> _Problem to work on_:
Starting at the first line of the data, please print exactly those lines through the one that holds "950.0, 965.0, 1000.0, 1080.0, 1134.0]", omitting every picture.

> _Supplied material_:
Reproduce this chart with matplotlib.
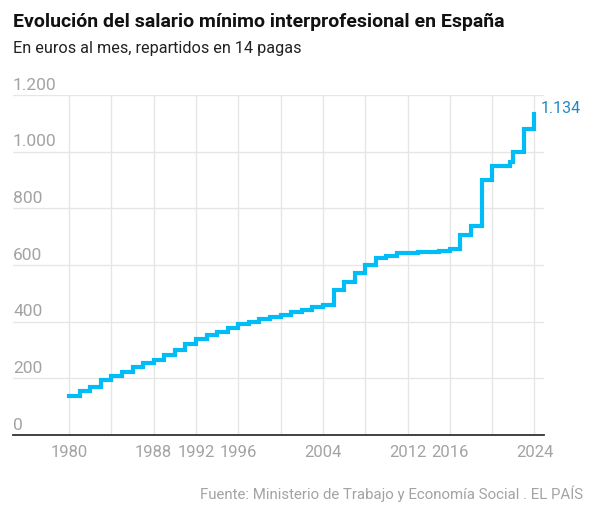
import matplotlib

matplotlib.use('Agg')

import matplotlib.pyplot as plt
import matplotlib.transforms as mtransforms

plt.rcParams.update({
    'font.family': ['Roboto', 'DejaVu Sans'],
    'font.size': 11,
})

# SMI en euros al mes (14 pagas), valor vigente desde el inicio de cada periodo
years = [1980, 1981, 1982, 1983, 1984, 1985, 1986, 1987, 1988, 1989,
         1990, 1991, 1992, 1993, 1994, 1995, 1996, 1997, 1998, 1999,
         2000, 2001, 2002, 2003, 2004, 2005, 2006, 2007, 2008, 2009,
         2010, 2011, 2012, 2013, 2014, 2015, 2016, 2017, 2018, 2019,
         2020, 2021.7, 2022, 2023, 2024]
salary = [136.0, 154.0, 170.9, 193.3, 208.8, 223.4, 241.3, 253.3, 264.7, 280.6,
          300.6, 320.0, 338.3, 351.8, 364.0, 376.8, 390.2, 400.5, 408.9, 416.3,
          424.8, 433.5, 442.2, 451.2, 460.5, 513.0, 540.9, 570.6, 600.0, 624.0,
          633.3, 641.4, 641.4, 645.3, 645.3, 648.6, 655.2, 707.6, 735.9, 900.0,
          950.0, 965.0, 1000.0, 1080.0, 1134.0]

grid_years = list(range(1980, 2025, 4))
label_years = [1980, 1988, 1992, 1996, 2004, 2012, 2016, 2024]
y_ticks = [0, 200, 400, 600, 800, 1000, 1200]
y_labels = ['0', '200', '400', '600', '800', '1.000', '1.200']

line_color = '#00bcf7'
gray = '#a3a3a3'

fig = plt.figure(figsize=(5.98, 5.07), dpi=100)
ax = fig.add_axes([13 / 598, 1 - 435 / 507, (544 - 13) / 598, (435 - 95) / 507])

ax.step(years, salary, where='post', color=line_color, linewidth=3.0,
        solid_joinstyle='miter', zorder=3)

ax.set_xlim(1974.7, 2024.9)
ax.set_ylim(0, 1200)

ax.set_xticks(grid_years)
ax.set_xticklabels([str(y) if y in label_years else '' for y in grid_years])
ax.set_yticks(y_ticks)
ax.set_yticklabels([])
ax.tick_params(axis='both', length=0)
ax.tick_params(axis='x', colors=gray, labelsize=12, pad=7)

ax.grid(True, color='#e6e6e6', linewidth=1.0)
ax.set_axisbelow(True)
for side in ['top', 'right', 'left']:
    ax.spines[side].set_visible(False)
ax.spines['bottom'].set_color('#333333')
ax.spines['bottom'].set_linewidth(1.3)

trans = mtransforms.blended_transform_factory(ax.transAxes, ax.transData)
for val, lab in zip(y_ticks, y_labels):
    ax.text(0, val + 8, lab, transform=trans, ha='left', va='bottom',
            color=gray, fontsize=12.5)

ax.text(years[-1] + 0.6, salary[-1] + 20, '1.134', color='#1f88c4',
        fontsize=11.5, ha='left', va='center')

fig.text(13 / 598, 1 - 22 / 507, 'Evolución del salario mínimo interprofesional en España',
         fontsize=14, fontweight='bold', color='#111111', ha='left', va='center')
fig.text(13 / 598, 1 - 48 / 507, 'En euros al mes, repartidos en 14 pagas',
         fontsize=11.7, color='#222222', ha='left', va='center')
fig.text(583 / 598, 1 - 494 / 507,
         'Fuente: Ministerio de Trabajo y Economía Social . EL PAÍS',
         fontsize=10.8, color=gray, ha='right', va='center')

fig.savefig('out.png', dpi=100)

> _Solution to this problem_:
Reproduce this chart with matplotlib.
import matplotlib

matplotlib.use('Agg')

import matplotlib.pyplot as plt
import matplotlib.transforms as mtransforms

plt.rcParams.update({
    'font.family': ['Roboto', 'DejaVu Sans'],
    'font.size': 11,
})

# SMI en euros al mes (14 pagas), valor vigente desde el inicio de cada periodo
years = [1980, 1981, 1982, 1983, 1984, 1985, 1986, 1987, 1988, 1989,
         1990, 1991, 1992, 1993, 1994, 1995, 1996, 1997, 1998, 1999,
         2000, 2001, 2002, 2003, 2004, 2005, 2006, 2007, 2008, 2009,
         2010, 2011, 2012, 2013, 2014, 2015, 2016, 2017, 2018, 2019,
         2020, 2021.7, 2022, 2023, 2024]
salary = [136.0, 154.0, 170.9, 193.3, 208.8, 223.4, 241.3, 253.3, 264.7, 280.6,
          300.6, 320.0, 338.3, 351.8, 364.0, 376.8, 390.2, 400.5, 408.9, 416.3,
          424.8, 433.5, 442.2, 451.2, 460.5, 513.0, 540.9, 570.6, 600.0, 624.0,
          633.3, 641.4, 641.4, 645.3, 645.3, 648.6, 655.2, 707.6, 735.9, 900.0,
          950.0, 965.0, 1000.0, 1080.0, 1134.0]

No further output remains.